In the early part of 1966, upper-stage configurations for the Saturn IB and Saturn V were tested at AEDC facilities. That June, following work in the J-4 test cell, the 230,000-pound-thrust J-2 rocket engine for the Saturn S-IVB engine, which served the Saturn V third stage, was fired at conditions simulating an altitude of 100,000 feet.

That same year, two major milestones in the development of the Saturn launch vehicle were passed. The first of these was the first launch of the Saturn IB, which would be used to test the Apollo spacecraft in earth orbit while the Saturn V was being completed. The second significant happening was the qualification of Saturn rocket motors for manned space flight.

Tests of scale-model Apollo command modules were also completed in VKF in 1966. Testing on the Apollo service module rocket engine was performed the same year.

Additional Saturn engine tests followed at Arnold.
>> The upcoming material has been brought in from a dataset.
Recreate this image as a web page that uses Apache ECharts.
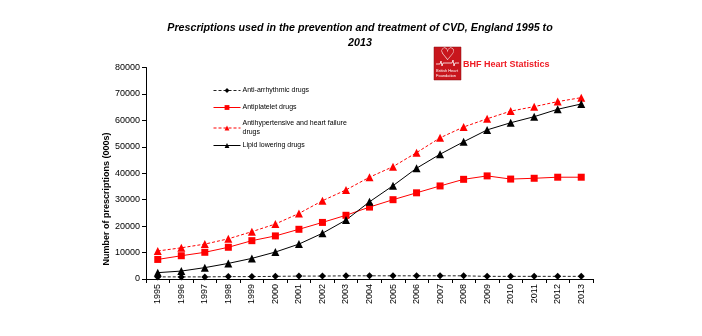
<!DOCTYPE html>
<html><head><meta charset="utf-8">
<script src="https://cdn.jsdelivr.net/npm/echarts@6/dist/echarts.min.js"></script>
<style>html,body{margin:0;padding:0;background:#fff}#c{width:702px;height:336px}</style>
</head><body><div id="c"></div>
<script>
var years = ['1995','1996','1997','1998','1999','2000','2001','2002','2003','2004','2005','2006','2007','2008','2009','2010','2011','2012','2013'];
var antiArrhythmic = [800,800,800,900,900,1000,1100,1100,1200,1200,1200,1200,1200,1200,1000,1000,1000,1000,1000];
var antiplatelet = [7400,8800,10100,12000,14500,16300,18800,21400,24100,27200,30000,32600,35200,37700,39000,37800,38100,38500,38500];
var antihypertensive = [10600,11800,13200,15200,17900,20800,24800,29600,33700,38500,42500,47800,53400,57500,60600,63500,65200,67100,68600];
var lipidLowering = [2400,3000,4300,5900,7800,10200,13200,17300,22300,29200,35300,41900,47200,51900,56400,59100,61400,64200,66200];
var yTicks = [0,10000,20000,30000,40000,50000,60000,70000,80000];

var chart = echarts.init(document.getElementById('c'), null, {renderer:'canvas'});
var F = 'Liberation Sans, Arial, sans-serif';
function leg(name, top){
  return {show:true, data:[name], left:213, top:top, orient:'vertical', itemWidth:27, itemHeight:6, itemGap:0, padding:0,
    lineStyle:{width:1}, textStyle:{fontFamily:F, fontSize:7, color:'#000', padding:[0,0,0,-3], lineHeight:9}, selectedMode:false};
}
chart.setOption({
  animation:false,
  title:{text:'Prescriptions used in the prevention and treatment of CVD, England 1995 to\n2013', left:355, top:16, textAlign:'center',
    textStyle:{fontFamily:F, fontSize:10.7, fontWeight:'bold', fontStyle:'italic', color:'#000', lineHeight:15}},
  legend:[leg('Anti-arrhythmic drugs',86), leg('Antiplatelet drugs',103), leg('Antihypertensive and heart failure\ndrugs',119), leg('Lipid lowering drugs',141)],
  grid:{left:146, right:109, top:67.5, bottom:57, containLabel:false},
  xAxis:{type:'category', data:years, boundaryGap:true,
    axisLine:{lineStyle:{color:'#000', width:1}}, axisTick:{show:true, length:4, lineStyle:{color:'#000'}},
    axisLabel:{rotate:90, fontFamily:F, fontSize:9, color:'#000', margin:5, interval:0}},
  yAxis:{type:'value', min:yTicks[0], max:yTicks[yTicks.length-1], interval:10000,
    axisLine:{show:true, lineStyle:{color:'#000', width:1}}, axisTick:{show:true, length:4, lineStyle:{color:'#000'}},
    splitLine:{show:false}, axisLabel:{fontFamily:F, fontSize:9, color:'#000', margin:6, formatter:function(v){return String(v);}}},
  graphic:[
    {type:'text', x:107, y:199, rotation:Math.PI/2, style:{text:'Number of prescriptions (000s)', fontFamily:F, fontSize:9, fontWeight:'bold', fill:'#000', textAlign:'center', textVerticalAlign:'middle'}},
    {type:'rect', shape:{x:434, y:47, width:27, height:33}, style:{fill:'#c8161d', stroke:'#8a0d12', lineWidth:0.5}},
    {type:'text', x:447.5, y:56, style:{text:'\u2661', fontFamily:'DejaVu Sans', fontSize:17, fill:'#fff', textAlign:'center', textVerticalAlign:'middle'}},
    {type:'polyline', shape:{points:[[436,64],[440,64],[441,61],[442,66],[443,63],[452,63],[453,60],[454,66],[455,63],[459,63]]}, style:{stroke:'#fff', lineWidth:0.8, fill:'none'}},
    {type:'text', x:436, y:68, style:{text:'British Heart\nFoundation', fontFamily:F, fontSize:4, fill:'#fff', lineHeight:5}},
    {type:'text', x:463, y:60, style:{text:'BHF Heart Statistics', fontFamily:F, fontSize:9, fontWeight:'bold', fill:'#ee1c24'}}
  ],
  series:[
    {name:'Anti-arrhythmic drugs', type:'line', data:antiArrhythmic, symbol:'diamond', symbolSize:7,
      lineStyle:{color:'#222', width:1, type:[3,2]}, itemStyle:{color:'#000'}},
    {name:'Antiplatelet drugs', type:'line', data:antiplatelet, symbol:'rect', symbolSize:7,
      lineStyle:{color:'#ff0000', width:1}, itemStyle:{color:'#ff0000'}},
    {name:'Antihypertensive and heart failure\ndrugs', type:'line', data:antihypertensive, symbol:'triangle', symbolSize:8,
      lineStyle:{color:'#ff0000', width:1, type:[3,2]}, itemStyle:{color:'#ff0000'}},
    {name:'Lipid lowering drugs', type:'line', data:lipidLowering, symbol:'triangle', symbolSize:8,
      lineStyle:{color:'#000', width:1}, itemStyle:{color:'#000'}}
  ]
});
</script></body></html>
Tests were also conducted on the heat shield designed to protect the Apollo capsule during its reentry into the earth’s atmosphere, as were more aerodynamic tests on the full Saturn-Apollo configuration.

Tests were also conducted at Hypervelocity Ballistic Range G on the Apollo capsule to determine its flight characteristics while traveling thousands of miles per hour. A special test cell was also used to look at the possible effects of small meteorites striking the Saturn during flight.

Eight Apollo missions preceded the Apollo 11 spaceflight. Apollo 1 ended tragically in February 1967 when the crew was killed by a flash fire that occurred in the capsule during a ground training exercise. The first test flight of the Saturn V, designated as the Apollo 4 mission, occurred that November during an unmanned launch. Apollo 7, which took place in October 1968, was the first mission in the Apollo program to take a crew into space. Apollo 8, occurring in December 1968, was the first manned spacecraft to reach the moon. The Apollo 10 flight, which took place in May 1969, served as a practice run for the Apollo 11 mission, as equipment was tested near the lunar surface.

The goal set for Project Apollo was achieved less than five minutes before 11 p.m. Eastern Daylight Time on July 20, 1969. Millions watched as Armstrong exited the Eagle and made “one small step for a man.”

The more-than-200,000-mile voyage to the moon took the Apollo 11 crew four days to complete. The years of testing and development necessary to bring the lunar landing to fruition had paid off.

The Apollo program ran through 1972. Five of the six Apollo missions that followed the Apollo 11 flight resulted in moon landings.